Please see (c) below.
- Show that the largest entry in the sequence in part (b) is \(\binom{n}{\lfloor{n/2}\rfloor}\), where \(\lfloor{x}\rfloor\) is the greatest integer less than or equal to \(x\).
What follows is not a very rigorous proof but rather an explanation that mostly calls out to mathematical intuition and asks you to believe it’s true :-)
In \(\binom{n}{r} = \frac{n!}{r!(n-r)!}\), what drives the result is the denominator as the numerator stays constant. Since the number of numbers that get multiplied by each other stays constant (and equal to \(n\)) in the denominator, what drives the denominator up (and makes the whole fraction smaller) is the magnitude of those numbers. Clearly, the higher numbers will be at the tail ends of the sequence and smallest in the middle of the sequence.
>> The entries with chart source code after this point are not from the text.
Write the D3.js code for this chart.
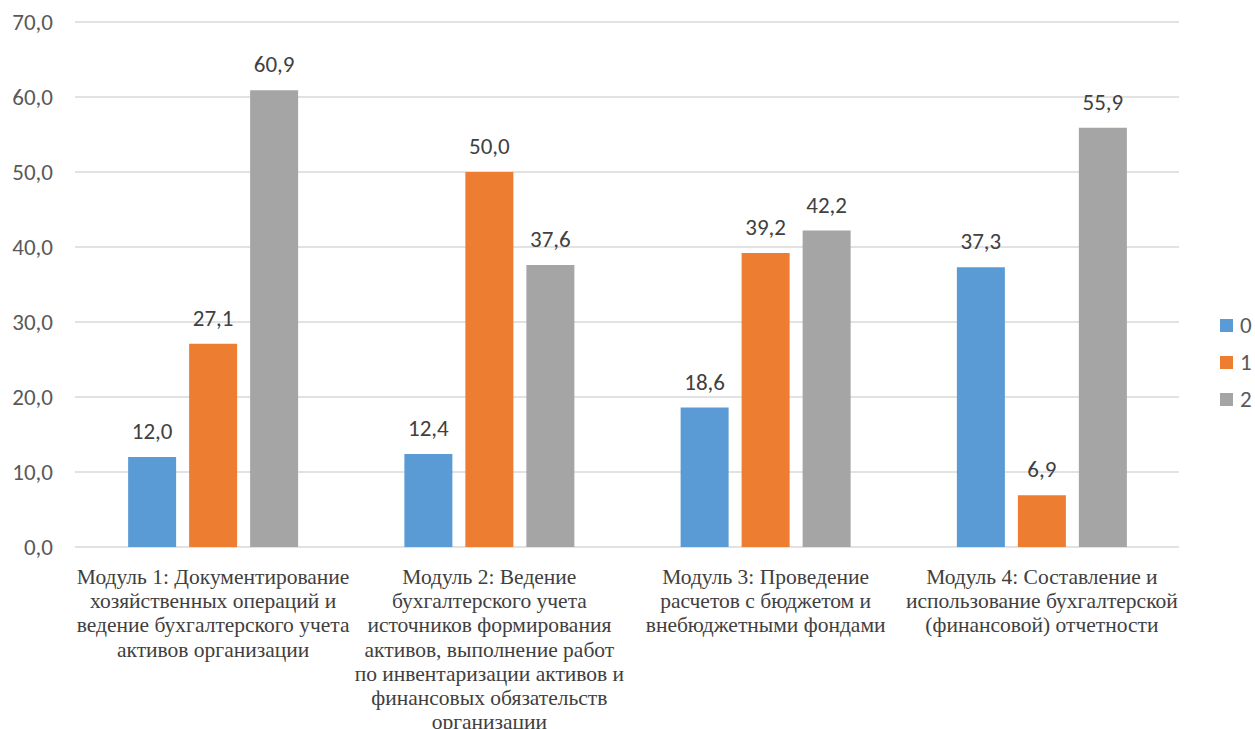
<!doctype html>
<html>
<head>
<meta charset="utf-8">
<script src="https://cdnjs.cloudflare.com/ajax/libs/d3/7.8.5/d3.min.js"></script>
<style>
  body { margin: 0; background: #fff; }
  svg { display: block; }
  .cat { font-family: "Liberation Serif", "Times New Roman", Tinos, "DejaVu Serif", serif; }
</style>
</head>
<body>
<svg id="chart" width="1255" height="729"></svg>
<script>
// categories, split in lines like the original
var categories = [
  ["Модуль 1: Документирование", "хозяйственных операций и", "ведение бухгалтерского учета", "активов организации"],
  ["Модуль 2: Ведение", "бухгалтерского учета", "источников формирования", "активов, выполнение работ", "по инвентаризации активов и", "финансовых обязательств", "организации"],
  ["Модуль 3: Проведение", "расчетов с бюджетом и", "внебюджетными фондами"],
  ["Модуль 4: Составление и", "использование бухгалтерской", "(финансовой) отчетности"]
];
var seriesNames = ["0", "1", "2"];
var series0 = [12.0, 12.4, 18.6, 37.3];
var series1 = [27.1, 50.0, 39.2, 6.9];
var series2 = [60.9, 37.6, 42.2, 55.9];
var colors = ["#5b9bd5", "#ed7d31", "#a5a5a5"];
var yTicks = [0, 10, 20, 30, 40, 50, 60, 70];

function drawChart() {
  var svg = d3.select("#chart");
  var mLeft = 75, mRight = 1180, mTop = 22, mBottom = 547;
  var groupW = 170;
  var sans = "Carlito, Calibri, 'Open Sans', sans-serif";

  var x = d3.scaleBand().domain(d3.range(categories.length)).range([mLeft, mRight]);
  var y = d3.scaleLinear().domain([0, 70]).range([mBottom, mTop]);
  var inner = d3.scaleBand().domain(seriesNames).range([0, groupW]).paddingInner(0.213);

  var fmt = function(v) { return d3.format(".1f")(v).replace(".", ","); };

  // gridlines
  svg.append("g").selectAll("line").data(yTicks).enter().append("line")
    .attr("x1", mLeft).attr("x2", mRight - 1)
    .attr("y1", d => y(d)).attr("y2", d => y(d))
    .attr("stroke", "#d9d9d9").attr("stroke-width", 1.3);

  // y labels
  svg.append("g").selectAll("text").data(yTicks).enter().append("text")
    .attr("x", 53).attr("y", d => y(d) + 8)
    .attr("text-anchor", "end")
    .style("font-family", sans)
    .style("font-size", "23px").attr("fill", "#595959")
    .text(fmt);

  var data = [series0, series1, series2];
  data.forEach(function(vals, si) {
    var g = svg.append("g");
    var bx = (d, i) => x(i) + (x.bandwidth() - groupW) / 2 + inner(seriesNames[si]);
    g.selectAll("rect").data(vals).enter().append("rect")
      .attr("x", bx)
      .attr("width", inner.bandwidth())
      .attr("y", d => y(d)).attr("height", d => y(0) - y(d))
      .attr("fill", colors[si]);
    g.selectAll("text").data(vals).enter().append("text")
      .attr("x", (d, i) => bx(d, i) + inner.bandwidth() / 2)
      .attr("y", d => y(d) - 18)
      .attr("text-anchor", "middle")
      .style("font-family", sans)
      .style("font-size", "23px").attr("fill", "#404040")
      .text(fmt);
  });

  // category labels
  categories.forEach(function(lines, i) {
    var t = svg.append("text")
      .attr("class", "cat")
      .attr("text-anchor", "middle")
      .style("font-size", "21.5px").attr("fill", "#404040");
    lines.forEach(function(l, k) {
      t.append("tspan").attr("x", x(i) + x.bandwidth() / 2).attr("y", 584 + k * 24.2).text(l);
    });
  });

  // legend
  var leg = svg.append("g");
  seriesNames.forEach(function(n, i) {
    leg.append("rect").attr("x", 1220).attr("y", 319 + i * 37).attr("width", 13).attr("height", 13).attr("fill", colors[i]);
    leg.append("text").attr("x", 1240).attr("y", 333 + i * 37)
      .style("font-family", sans)
      .style("font-size", "23px").attr("fill", "#595959").text(n);
  });
}
drawChart();
</script>
</body>
</html>
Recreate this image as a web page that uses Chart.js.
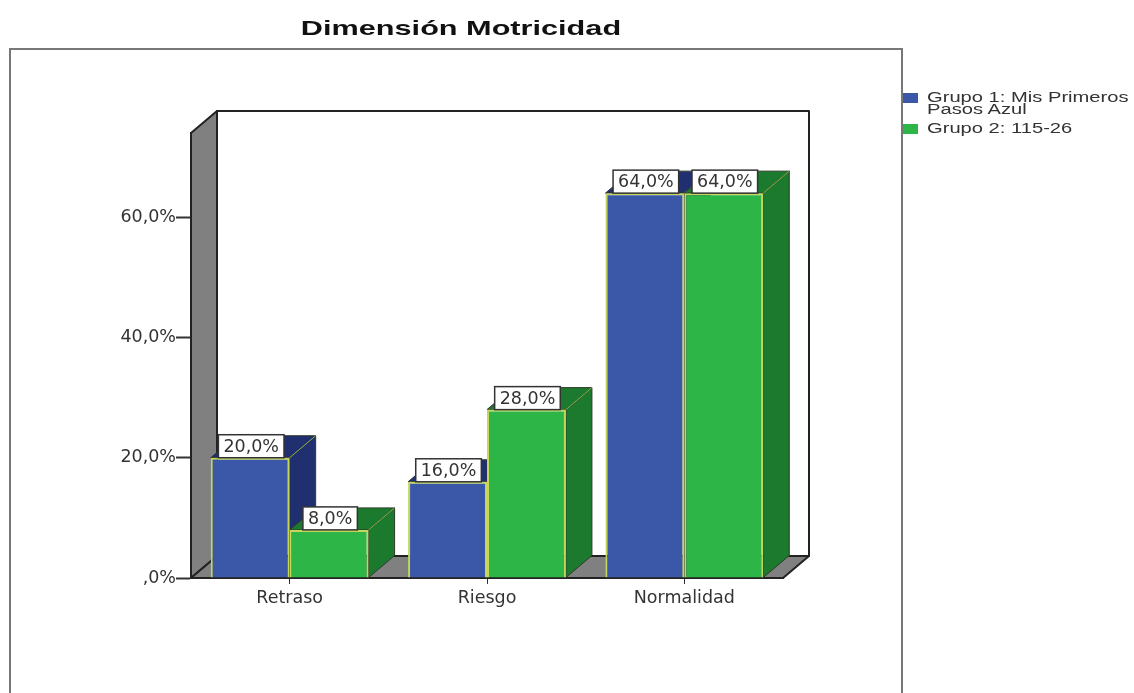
<!DOCTYPE html>
<html>
<head>
    <meta charset="utf-8">
    <title>Dimensión Motricidad</title>
    <script src="https://cdn.jsdelivr.net/npm/chart.js"></script>
    <style>
        html, body { margin: 0; background: #fff; overflow: hidden; }
        #wrap { position: relative; width: 1134px; height: 693px; font-family: "Liberation Sans"; filter: blur(0.6px); }
        #frame { position: absolute; left: 9px; top: 48px; width: 890px; height: 660px; border: 2px solid #777; }
        #title { position: absolute; left: 261px; width: 400px; top: 16px; text-align: center; font-weight: bold; font-size: 21px; line-height: 24px; color: #111; transform: scaleX(1.46); white-space: nowrap; }
        canvas { position: absolute; left: 0; top: 0; }
        .legend { position: absolute; left: 903px; color: #333; font-size: 15.5px; line-height: 12px; }
        .legend i { position: absolute; left: 0; top: 2px; width: 15px; height: 10px; }
        .legend span { display: block; margin-left: 24px; width: 160px; transform: scaleX(1.3); transform-origin: 0 0; }
    </style>
</head>
<body>
    <div id="wrap">
        <div id="frame"></div>
        <canvas id="chart" width="1134" height="693"></canvas>
        <div id="title"></div>
        <div id="legend"></div>
    </div>

    <script>
        const titleText = 'Dimensión Motricidad';
        const categories = ['Retraso', 'Riesgo', 'Normalidad'];
        const seriesNames = ['Grupo 1: Mis Primeros Pasos Azul', 'Grupo 2: 115-26'];
        const grupo1 = [20, 16, 64];
        const grupo2 = [8, 28, 64];
        const frontColors = ['#3b57a8', '#2db548'];
        const sideColors = ['#1f2f70', '#1b7a2e'];
        const legendTops = [91, 122];

        // profondeur du faux 3D
        const depthX = 26;
        const depthY = 22;

        const fmt = v => (v === 0 ? ',0%' : v.toFixed(1).replace('.', ',') + '%');

        document.getElementById('title').textContent = titleText;

        // legende a droite
        document.getElementById('legend').innerHTML = seriesNames.map((name, i) =>
            '<div class="legend" style="top:' + legendTops[i] + 'px"><i style="background:' + frontColors[i] + '"></i><span>' + name + '</span></div>'
        ).join('');

        function poly(ctx, pts, fill, stroke, lw) {
            ctx.beginPath();
            pts.forEach((p, i) => i ? ctx.lineTo(p[0], p[1]) : ctx.moveTo(p[0], p[1]));
            ctx.closePath();
            if (fill) { ctx.fillStyle = fill; ctx.fill(); }
            if (stroke) { ctx.strokeStyle = stroke; ctx.lineWidth = lw; ctx.stroke(); }
        }

        const box3d = {
            id: 'box3d',
            // murs et sol
            beforeDraw(chart) {
                const { ctx, chartArea: a } = chart;
                ctx.save();
                ctx.lineJoin = 'round';
                poly(ctx, [[a.left + depthX, a.top - depthY], [a.right + depthX, a.top - depthY], [a.right + depthX, a.bottom - depthY], [a.left + depthX, a.bottom - depthY]], '#fff', '#222', 2);
                poly(ctx, [[a.left, a.top], [a.left + depthX, a.top - depthY], [a.left + depthX, a.bottom - depthY], [a.left, a.bottom]], '#808080', '#222', 2);
                poly(ctx, [[a.left, a.bottom], [a.left + depthX, a.bottom - depthY], [a.right + depthX, a.bottom - depthY], [a.right, a.bottom]], '#808080', '#222', 2);
                ctx.restore();
            },
            // cotes et dessus des barres
            beforeDatasetsDraw(chart) {
                const ctx = chart.ctx;
                ctx.save();
                ctx.lineJoin = 'round';
                categories.forEach((c, i) => {
                    chart.data.datasets.forEach((ds, d) => {
                        const b = chart.getDatasetMeta(d).data[i];
                        const l = b.x - b.width / 2, r = b.x + b.width / 2;
                        poly(ctx, [[r, b.y], [r + depthX, b.y - depthY], [r + depthX, b.base - depthY], [r, b.base]], sideColors[d], '#2f3a2a', 1);
                        poly(ctx, [[l, b.y], [l + depthX, b.y - depthY], [r + depthX, b.y - depthY], [r, b.y]], sideColors[d], '#2f3a2a', 1);
                        ctx.strokeStyle = '#8fae4a';
                        ctx.lineWidth = 1;
                        ctx.beginPath();
                        ctx.moveTo(r, b.y);
                        ctx.lineTo(r + depthX, b.y - depthY);
                        ctx.stroke();
                    });
                });
                ctx.restore();
            },
            // etiquettes blanches
            afterDatasetsDraw(chart) {
                const ctx = chart.ctx;
                ctx.save();
                ctx.font = '17.5px "DejaVu Sans"';
                ctx.textAlign = 'center';
                ctx.textBaseline = 'middle';
                chart.data.datasets.forEach((ds, d) => {
                    chart.getDatasetMeta(d).data.forEach((b, i) => {
                        const txt = fmt(ds.data[i]);
                        const w = ctx.measureText(txt).width + 10;
                        const h = 23;
                        ctx.fillStyle = '#fff';
                        ctx.fillRect(b.x - w / 2 + 1, b.y - h, w, h);
                        ctx.strokeStyle = '#333';
                        ctx.lineWidth = 1.5;
                        ctx.strokeRect(b.x - w / 2 + 1, b.y - h, w, h);
                        ctx.fillStyle = '#333';
                        ctx.fillText(txt, b.x + 1, b.y - h / 2 + 1);
                    });
                });
                ctx.restore();
            }
        };

        new Chart(document.getElementById('chart'), {
            type: 'bar',
            plugins: [box3d],
            data: {
                labels: categories,
                datasets: [
                    { label: seriesNames[0], data: grupo1, backgroundColor: frontColors[0] },
                    { label: seriesNames[1], data: grupo2, backgroundColor: frontColors[1] }
                ]
            },
            options: {
                responsive: false,
                animation: false,
                categoryPercentage: 0.8,
                barPercentage: 1,
                borderColor: '#c5d65a',
                borderWidth: 2,
                layout: { padding: { left: 91, right: 351, top: 133, bottom: 85 } },
                plugins: {
                    legend: { display: false },
                    tooltip: { enabled: false }
                },
                scales: {
                    x: {
                        afterFit: s => { s.height = 30; },
                        grid: { drawOnChartArea: false, offset: false, tickLength: 6, tickColor: '#333' },
                        border: { color: '#222', width: 2 },
                        ticks: { color: '#333', padding: 4, font: { family: '"DejaVu Sans"', size: 17.5 } }
                    },
                    y: {
                        min: 0,
                        max: 74,
                        afterFit: s => { s.width = 100; },
                        grid: { drawOnChartArea: false, tickLength: 15, tickColor: '#333', tickWidth: 2 },
                        border: { color: '#222', width: 2 },
                        ticks: {
                            stepSize: 20,
                            includeBounds: false,
                            padding: 0,
                            color: '#333',
                            font: { family: '"DejaVu Sans"', size: 17.5 },
                            callback: v => fmt(v)
                        }
                    }
                }
            }
        });
    </script>
</body>
</html>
Hopefully an example can make it clearer. If we pick \(n=10\) we have the following denominators:
| r | denominator |
|---|---|
| \(0\) | \(0! (1) \times 10! (10 \times ... \times 1)\) |
| \(1\) | \(1! (1) \times 9! (9 \times ... \times 1)\) |
| \(2\) | \(2! (2 \times 1) \times 8! (8 \times ... \times 1)\) |
| \(3\) | \(3! (3 \times ... \times 1) \times 7! (7 \times ... \times 1)\) |
| \(4\) | \(4! (4 \times ... \times 1) \times 6! (6 \times ... \times 1)\) |
| \(5\) | \(5! (5 \times ... \times 1) \times 5! (5 \times ... \times 1)\) |
| \(6\) | \(6! (6 \times ... \times 1) \times 4! (4 \times ... \times 1)\) |
| \(7\) | \(7! (7 \times ... \times 1) \times 3! (3 \times ... \times 1)\) |
| \(8\) | \(8! (8 \times ... \times 1) \times 2! (3 \times ... \times 1)\) |
| \(9\) | \(9! (9 \times ... \times 1 ) \times 1! (2 \times 1)\) |
| \(10\) | \(10! (10 \times ... \times 1) \times 0! (1)\) |
In each of these, there are \(n\) terms multiplied together, but the smallest ones are in row for \(r=5\), as it expands to:
\[5 \times 4 \times 3 \times 2 \times 1 \times 5 \times 4 \times 3 \times 2 \times 1\]
as opposed to say row for \(n=3\) which expands to a much higher number:
\[3 \times 2 \times 1 \times 7 \times 6 \times 5 \times 4 \times 3 \times 2 \times 1\] or any other row.